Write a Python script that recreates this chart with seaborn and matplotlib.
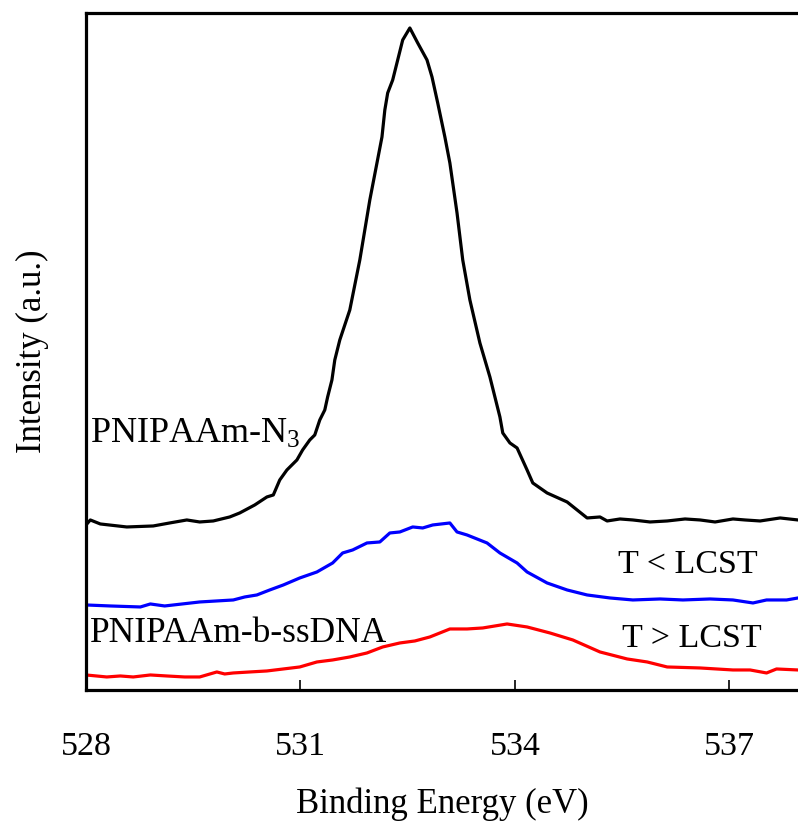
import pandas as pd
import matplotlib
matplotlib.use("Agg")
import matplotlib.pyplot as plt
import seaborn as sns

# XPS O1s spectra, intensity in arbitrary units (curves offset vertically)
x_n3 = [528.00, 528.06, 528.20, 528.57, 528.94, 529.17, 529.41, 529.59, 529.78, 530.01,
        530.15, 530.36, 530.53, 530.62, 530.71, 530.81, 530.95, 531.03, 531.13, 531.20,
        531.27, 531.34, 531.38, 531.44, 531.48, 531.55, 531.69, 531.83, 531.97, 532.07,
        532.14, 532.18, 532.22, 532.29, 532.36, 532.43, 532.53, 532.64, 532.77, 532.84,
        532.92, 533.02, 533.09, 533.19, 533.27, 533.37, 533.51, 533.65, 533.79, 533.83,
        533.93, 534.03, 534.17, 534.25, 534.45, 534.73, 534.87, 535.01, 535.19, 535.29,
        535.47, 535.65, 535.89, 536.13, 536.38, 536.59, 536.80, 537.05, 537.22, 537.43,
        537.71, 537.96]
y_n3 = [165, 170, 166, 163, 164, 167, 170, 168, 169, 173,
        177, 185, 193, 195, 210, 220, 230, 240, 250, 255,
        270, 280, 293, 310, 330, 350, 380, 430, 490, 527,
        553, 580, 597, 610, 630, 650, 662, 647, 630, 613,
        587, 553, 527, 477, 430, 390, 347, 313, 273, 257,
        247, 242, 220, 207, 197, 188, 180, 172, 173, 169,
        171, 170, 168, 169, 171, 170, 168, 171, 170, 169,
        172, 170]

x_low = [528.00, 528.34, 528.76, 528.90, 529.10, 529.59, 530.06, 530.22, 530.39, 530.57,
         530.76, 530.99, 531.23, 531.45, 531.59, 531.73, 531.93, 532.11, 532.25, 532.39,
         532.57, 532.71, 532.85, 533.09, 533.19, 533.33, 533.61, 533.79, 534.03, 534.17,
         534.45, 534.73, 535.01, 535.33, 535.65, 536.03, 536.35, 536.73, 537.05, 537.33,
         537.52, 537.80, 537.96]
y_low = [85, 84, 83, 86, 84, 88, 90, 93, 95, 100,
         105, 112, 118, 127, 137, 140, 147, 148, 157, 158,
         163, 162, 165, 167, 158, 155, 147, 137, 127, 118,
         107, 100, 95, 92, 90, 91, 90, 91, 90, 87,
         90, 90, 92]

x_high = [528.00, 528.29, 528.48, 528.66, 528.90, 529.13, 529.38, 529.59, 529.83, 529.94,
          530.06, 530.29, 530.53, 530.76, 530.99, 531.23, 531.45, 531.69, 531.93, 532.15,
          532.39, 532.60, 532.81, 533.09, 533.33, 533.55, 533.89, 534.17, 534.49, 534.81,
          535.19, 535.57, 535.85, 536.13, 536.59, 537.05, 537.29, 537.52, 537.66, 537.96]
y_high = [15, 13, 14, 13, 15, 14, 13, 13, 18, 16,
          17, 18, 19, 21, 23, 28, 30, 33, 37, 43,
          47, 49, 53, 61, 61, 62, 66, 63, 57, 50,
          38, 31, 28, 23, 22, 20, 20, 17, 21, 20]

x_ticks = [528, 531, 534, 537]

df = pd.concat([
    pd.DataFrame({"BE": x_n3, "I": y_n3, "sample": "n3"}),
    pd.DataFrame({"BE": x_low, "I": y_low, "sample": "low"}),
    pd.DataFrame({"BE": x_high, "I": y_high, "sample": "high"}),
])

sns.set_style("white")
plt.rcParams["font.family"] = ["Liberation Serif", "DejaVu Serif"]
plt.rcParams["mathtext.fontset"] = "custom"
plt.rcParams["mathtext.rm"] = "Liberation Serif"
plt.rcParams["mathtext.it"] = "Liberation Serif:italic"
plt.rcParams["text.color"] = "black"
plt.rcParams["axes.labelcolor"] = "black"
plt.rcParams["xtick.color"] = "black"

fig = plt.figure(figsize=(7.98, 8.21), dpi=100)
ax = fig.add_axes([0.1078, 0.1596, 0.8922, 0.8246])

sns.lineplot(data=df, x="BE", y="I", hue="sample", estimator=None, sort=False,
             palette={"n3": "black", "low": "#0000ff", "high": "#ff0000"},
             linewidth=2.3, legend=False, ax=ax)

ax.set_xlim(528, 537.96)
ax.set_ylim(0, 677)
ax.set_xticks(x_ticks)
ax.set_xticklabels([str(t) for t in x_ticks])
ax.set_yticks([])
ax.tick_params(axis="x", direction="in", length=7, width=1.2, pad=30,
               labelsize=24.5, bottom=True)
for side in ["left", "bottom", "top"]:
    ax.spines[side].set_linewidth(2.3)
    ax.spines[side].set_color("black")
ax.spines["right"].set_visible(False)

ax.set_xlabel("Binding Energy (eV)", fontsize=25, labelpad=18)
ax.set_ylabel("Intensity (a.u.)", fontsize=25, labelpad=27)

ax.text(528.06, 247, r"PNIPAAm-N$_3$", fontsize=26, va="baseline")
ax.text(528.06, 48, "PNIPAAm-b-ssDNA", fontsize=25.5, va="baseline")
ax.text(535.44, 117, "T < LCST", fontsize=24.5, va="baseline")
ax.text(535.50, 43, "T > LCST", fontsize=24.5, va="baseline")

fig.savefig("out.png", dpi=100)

_ _ _ _

--- Your objective ---
Write out, word for word, the lines from the start of the data through the one holding "import seaborn as sns". Omit pictures.

--- Problem solution ---
Write a Python script that recreates this chart with seaborn and matplotlib.
import pandas as pd
import matplotlib
matplotlib.use("Agg")
import matplotlib.pyplot as plt
import seaborn as sns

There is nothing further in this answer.